#### Figure scripts:
* * * * * * *

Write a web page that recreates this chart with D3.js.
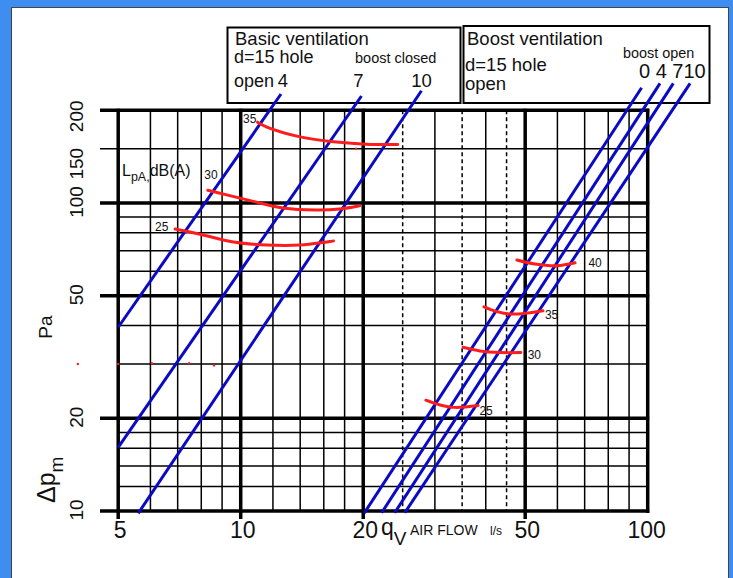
<!DOCTYPE html>
<html lang="en">
<head>
<meta charset="UTF-8">
<title>Pressure drop / air flow diagram</title>
<script src="https://cdnjs.cloudflare.com/ajax/libs/d3/7.8.5/d3.min.js"></script>
<style>
    * { margin: 0; padding: 0; box-sizing: border-box; }
    body { background: #3d8ef0; overflow: hidden; }
    svg { display: block; }
    text { font-family: Arial, "Liberation Sans", sans-serif; fill: #111; }
</style>
</head>
<body>
<svg id="chart" width="733" height="578"></svg>
<script>
// axis ticks and grid (l/s on x, Pa on y)
const xTicks = [5, 10, 20, 50, 100];
const yTicks = [10, 20, 50, 100, 150, 200];
const xGrid = [5, 6, 7, 8, 9, 10, 12, 14, 16, 18, 20, 30, 40, 50, 60, 70, 80, 90, 100];
const xDashed = [25, 35, 45];
const xMajor = [5, 10, 20, 50, 100];
const yGrid = [10, 12, 14, 16, 18, 20, 30, 40, 50, 60, 70, 80, 90, 100, 150, 200];
const yMajor = [10, 20, 50, 100, 200];

// basic ventilation (boost closed) characteristic lines: [flow, pressure]
const basicNames = ["4", "7", "10"];
const basicLines = [
    [[5, 39.5], [12.56, 225.9]],
    [[5, 16.1], [19.8, 222.6]],
    [[5.6, 9.83], [27.8, 231.5]]
];

// boost ventilation (boost open) characteristic lines
const boostNames = ["0", "4", "7", "10"];
const boostLines = [
    [[20.1, 9.83], [96.6, 236.8]],
    [[22.2, 9.87], [107.2, 244.7]],
    [[23.9, 9.87], [115.6, 244.7]],
    [[25.3, 9.87], [127.1, 244.7]]
];

// sound level curves LpA dB(A)
const noiseLevels = [35, 30, 25, 40, 35, 30, 25];
const noiseCurves = [
    [[11.0, 183], [11.6, 176.5], [14.0, 164], [16.9, 158], [20.8, 155], [24.3, 155]],
    [[8.3, 110], [10.5, 102], [12.7, 96.3], [15.4, 94.9], [17.5, 95.6], [19.6, 98]],
    [[6.9, 82.3], [7.9, 79.3], [9.6, 74.7], [11.6, 73], [14.0, 73], [16.9, 75.3]],
    [[47.7, 65.3], [52.8, 63.4], [59.8, 62.6], [66.3, 64]],
    [[39.6, 46], [42.6, 44.4], [45.9, 43.6], [50.5, 43.9], [55.3, 44.7]],
    [[35.2, 34], [38.7, 33.1], [43.4, 32.7], [48.8, 32.7]],
    [[28.5, 22.9], [30.9, 22.1], [33.6, 21.7], [38.3, 22]]
];
const noiseLabelAt = [
    [10.13, 181.8], [8.14, 119.6], [6.16, 81.3],
    [71.5, 62.2], [55.9, 42.0], [50.7, 31.2], [38.6, 20.5]
];
// small red specks in the original drawing
const strayDots = [[3.98, 30], [5, 30], [6.05, 30.2], [7.47, 30.2], [8.6, 29.7], [19.2, 150]];

const svg = d3.select("#chart");

const x = d3.scaleLog().domain([5, 100]).range([118.2, 647.7]);
const y = d3.scaleLog().domain([10, 200]).range([511, 110.3]);

// white sheet
svg.append("rect")
    .attr("x", 11.5).attr("y", 7.5)
    .attr("width", 717).attr("height", 580)
    .attr("fill", "#fff")
    .attr("stroke", "#444").attr("stroke-width", 1);

// legend boxes (drawn first, the lines run up into them)
svg.append("rect")
    .attr("x", 227.5).attr("y", 27.5).attr("width", 233).attr("height", 75.5)
    .attr("fill", "#fff").attr("stroke", "#000").attr("stroke-width", 2);
svg.append("rect")
    .attr("x", 463.5).attr("y", 26).attr("width", 246).attr("height", 77)
    .attr("fill", "#fff").attr("stroke", "#000").attr("stroke-width", 2);

const grid = svg.append("g");

// thin horizontal lines
grid.selectAll(".hmin")
    .data(yGrid.filter(v => !yMajor.includes(v)))
    .join("line")
    .attr("x1", v => v === 150 ? 100 : x(5)).attr("x2", x(100))
    .attr("y1", v => y(v)).attr("y2", v => y(v))
    .attr("stroke", "#000").attr("stroke-width", 1.5);

// thin vertical lines
grid.selectAll(".vmin")
    .data(xGrid.filter(v => !xMajor.includes(v)))
    .join("line")
    .attr("x1", v => x(v)).attr("x2", v => x(v))
    .attr("y1", y(200)).attr("y2", y(10))
    .attr("stroke", "#000").attr("stroke-width", 1.5);

// dashed verticals
grid.selectAll(".vdash")
    .data(xDashed)
    .join("line")
    .attr("x1", v => x(v)).attr("x2", v => x(v))
    .attr("y1", y(200)).attr("y2", y(10))
    .attr("stroke", "#000").attr("stroke-width", 1.5)
    .attr("stroke-dasharray", "4,3");

// heavy lines
grid.selectAll(".hmaj")
    .data(yMajor)
    .join("line")
    .attr("x1", 100).attr("x2", x(100) + 1.5)
    .attr("y1", v => y(v)).attr("y2", v => y(v))
    .attr("stroke", "#000").attr("stroke-width", 3.5);

grid.selectAll(".vmaj")
    .data(xMajor)
    .join("line")
    .attr("x1", v => x(v)).attr("x2", v => x(v))
    .attr("y1", y(200) - 1.5).attr("y2", v => v === 100 ? y(10) + 2 : y(10) + 8)
    .attr("stroke", "#000").attr("stroke-width", 3.5);

// characteristic lines
const line = d3.line().x(d => x(d[0])).y(d => y(d[1]));

svg.append("g").selectAll("path")
    .data(basicLines.concat(boostLines))
    .join("path")
    .attr("d", line)
    .attr("fill", "none")
    .attr("stroke", "#0a0ac4")
    .attr("stroke-width", 3);

// sound curves
const curve = d3.line().x(d => x(d[0])).y(d => y(d[1])).curve(d3.curveCatmullRom);

svg.append("g").selectAll("path")
    .data(noiseCurves)
    .join("path")
    .attr("d", curve)
    .attr("fill", "none")
    .attr("stroke", "#ff1c1c")
    .attr("stroke-width", 3)
    .attr("stroke-linecap", "round");

svg.append("g").selectAll("text")
    .data(noiseLevels)
    .join("text")
    .attr("x", (d, i) => x(noiseLabelAt[i][0]))
    .attr("y", (d, i) => y(noiseLabelAt[i][1]))
    .attr("font-size", 12)
    .text(d => d);

svg.append("g").selectAll("circle")
    .data(strayDots)
    .join("circle")
    .attr("cx", d => x(d[0])).attr("cy", d => y(d[1]))
    .attr("r", 1.2)
    .attr("fill", "#ff1c1c");

// y tick labels (rotated)
const yNudge = { 150: 15, 200: 6 };
svg.append("g").selectAll("text")
    .data(yTicks)
    .join("text")
    .attr("transform", v => `translate(83,${y(v) + (yNudge[v] || -1)}) rotate(-90)`)
    .attr("text-anchor", "middle")
    .attr("font-size", 19)
    .text(v => v);

// x tick labels
svg.append("g").selectAll("text")
    .data(xTicks)
    .join("text")
    .attr("x", v => x(v) + (v === 100 ? -1 : 2))
    .attr("y", 538)
    .attr("text-anchor", "middle")
    .attr("font-size", 23)
    .text(v => v);

// axis titles
svg.append("text")
    .attr("transform", "translate(52,327) rotate(-90)")
    .attr("text-anchor", "middle")
    .attr("font-size", 19)
    .text("Pa");

const dp = svg.append("text")
    .attr("transform", "translate(55,503) rotate(-90)")
    .attr("font-size", 25);
dp.append("tspan").text("\u0394p");
dp.append("tspan").attr("font-size", 19).attr("dy", 8).text("m");

const qv = svg.append("text").attr("x", 381).attr("y", 535).attr("font-size", 23);
qv.append("tspan").text("q");
qv.append("tspan").attr("font-size", 19).attr("dy", 10).text("V");
svg.append("text").attr("x", 410).attr("y", 535).attr("font-size", 14).text("AIR FLOW");
svg.append("text").attr("x", 490).attr("y", 535).attr("font-size", 12).text("l/s");

const lp = svg.append("text").attr("x", 122).attr("y", 176).attr("font-size", 16);
lp.append("tspan").text("L");
lp.append("tspan").attr("font-size", 12.5).attr("dy", 5).text("pA,");
lp.append("tspan").attr("dy", -5).text("dB(A)");

// box texts
svg.append("text").attr("x", 235).attr("y", 45).attr("font-size", 18.5).text("Basic ventilation");
svg.append("text").attr("x", 234).attr("y", 62.5).attr("font-size", 18).text("d=15 hole");
svg.append("text").attr("x", 355).attr("y", 62.5).attr("font-size", 14.5).text("boost closed");
svg.append("text").attr("x", 234).attr("y", 86.5).attr("font-size", 18).text("open");

// line names above the top end of each basic line
const nameShift = [2, -3, 0];
svg.append("g").selectAll("text")
    .data(basicNames)
    .join("text")
    .attr("x", (d, i) => x(basicLines[i][1][0]) + nameShift[i])
    .attr("y", 86.5)
    .attr("text-anchor", "middle")
    .attr("font-size", 18.5)
    .text(d => d);

svg.append("text").attr("x", 467).attr("y", 45).attr("font-size", 18.5).text("Boost ventilation");
svg.append("text").attr("x", 465).attr("y", 71).attr("font-size", 18.5).text("d=15 hole");
svg.append("text").attr("x", 465).attr("y", 90).attr("font-size", 18.5).text("open");
svg.append("text").attr("x", 623).attr("y", 57.5).attr("font-size", 14.4).text("boost open");
svg.append("text").attr("x", 639).attr("y", 77.5).attr("font-size", 20).text(boostNames.join(" ").replace("7 10", "710"));
</script>
</body>
</html>
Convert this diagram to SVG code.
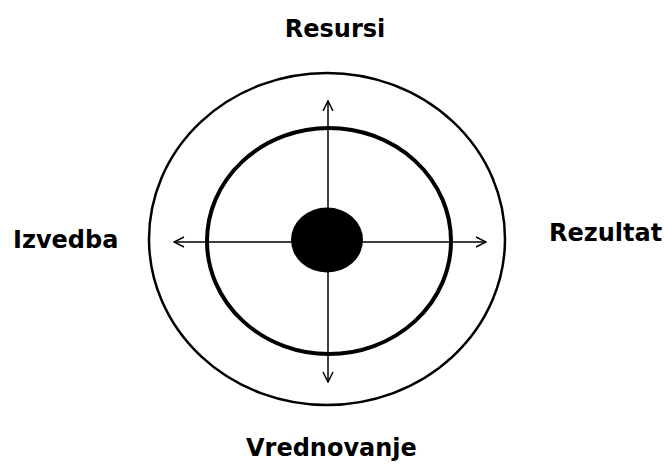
<svg xmlns="http://www.w3.org/2000/svg" width="664" height="464" viewBox="0 0 664 464">
<style>
.lbl{font-family:"DejaVu Sans",Verdana,sans-serif;font-weight:bold;font-size:24px;fill:#000}
.ax{stroke:#000;stroke-width:1.5;fill:none}
</style>
<defs>
<marker id="arr" viewBox="0 0 12 12" refX="11" refY="6" markerWidth="12" markerHeight="12" markerUnits="userSpaceOnUse" orient="auto">
<path d="M1,1 L11,6 L1,11" fill="none" stroke="#000" stroke-width="1.5"/>
</marker>
</defs>
<rect width="664" height="464" fill="#fff"/>
<g id="outer"><ellipse cx="327" cy="239" rx="178" ry="166" fill="none" stroke="#000" stroke-width="2.5"/></g>
<g id="inner"><ellipse cx="329" cy="241" rx="122" ry="113" fill="none" stroke="#000" stroke-width="4"/></g>
<g id="connectors">
<line class="ax" x1="328" y1="241" x2="328" y2="101" marker-end="url(#arr)"/>
<line class="ax" x1="328" y1="241" x2="328" y2="382" marker-end="url(#arr)"/>
<line class="ax" x1="328" y1="242" x2="174" y2="242" marker-end="url(#arr)"/>
<line class="ax" x1="328" y1="242" x2="486" y2="242" marker-end="url(#arr)"/>
</g>
<g id="core"><ellipse cx="327" cy="240" rx="36" ry="32.5" fill="#000"/></g>
<g id="resursi"><text class="lbl" x="335" y="37" text-anchor="middle">Resursi</text></g>
<g id="izvedba"><text class="lbl" x="13" y="248">Izvedba</text></g>
<g id="rezultat"><text class="lbl" x="549" y="241">Rezultat</text></g>
<g id="vrednovanje"><text class="lbl" x="246" y="456">Vrednovanje</text></g>
</svg>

* * * * * * *

#### EXERCISE OBJECTIVE:
Give again, word for word, every line from the top of the data above to the line holding "const yMajor = [10, 20, 50, 100, 200];", inclusive, with the pictures left out.

#### RESULT:
Write a web page that recreates this chart with D3.js.
<!DOCTYPE html>
<html lang="en">
<head>
<meta charset="UTF-8">
<title>Pressure drop / air flow diagram</title>
<script src="https://cdnjs.cloudflare.com/ajax/libs/d3/7.8.5/d3.min.js"></script>
<style>
    * { margin: 0; padding: 0; box-sizing: border-box; }
    body { background: #3d8ef0; overflow: hidden; }
    svg { display: block; }
    text { font-family: Arial, "Liberation Sans", sans-serif; fill: #111; }
</style>
</head>
<body>
<svg id="chart" width="733" height="578"></svg>
<script>
// axis ticks and grid (l/s on x, Pa on y)
const xTicks = [5, 10, 20, 50, 100];
const yTicks = [10, 20, 50, 100, 150, 200];
const xGrid = [5, 6, 7, 8, 9, 10, 12, 14, 16, 18, 20, 30, 40, 50, 60, 70, 80, 90, 100];
const xDashed = [25, 35, 45];
const xMajor = [5, 10, 20, 50, 100];
const yGrid = [10, 12, 14, 16, 18, 20, 30, 40, 50, 60, 70, 80, 90, 100, 150, 200];
const yMajor = [10, 20, 50, 100, 200];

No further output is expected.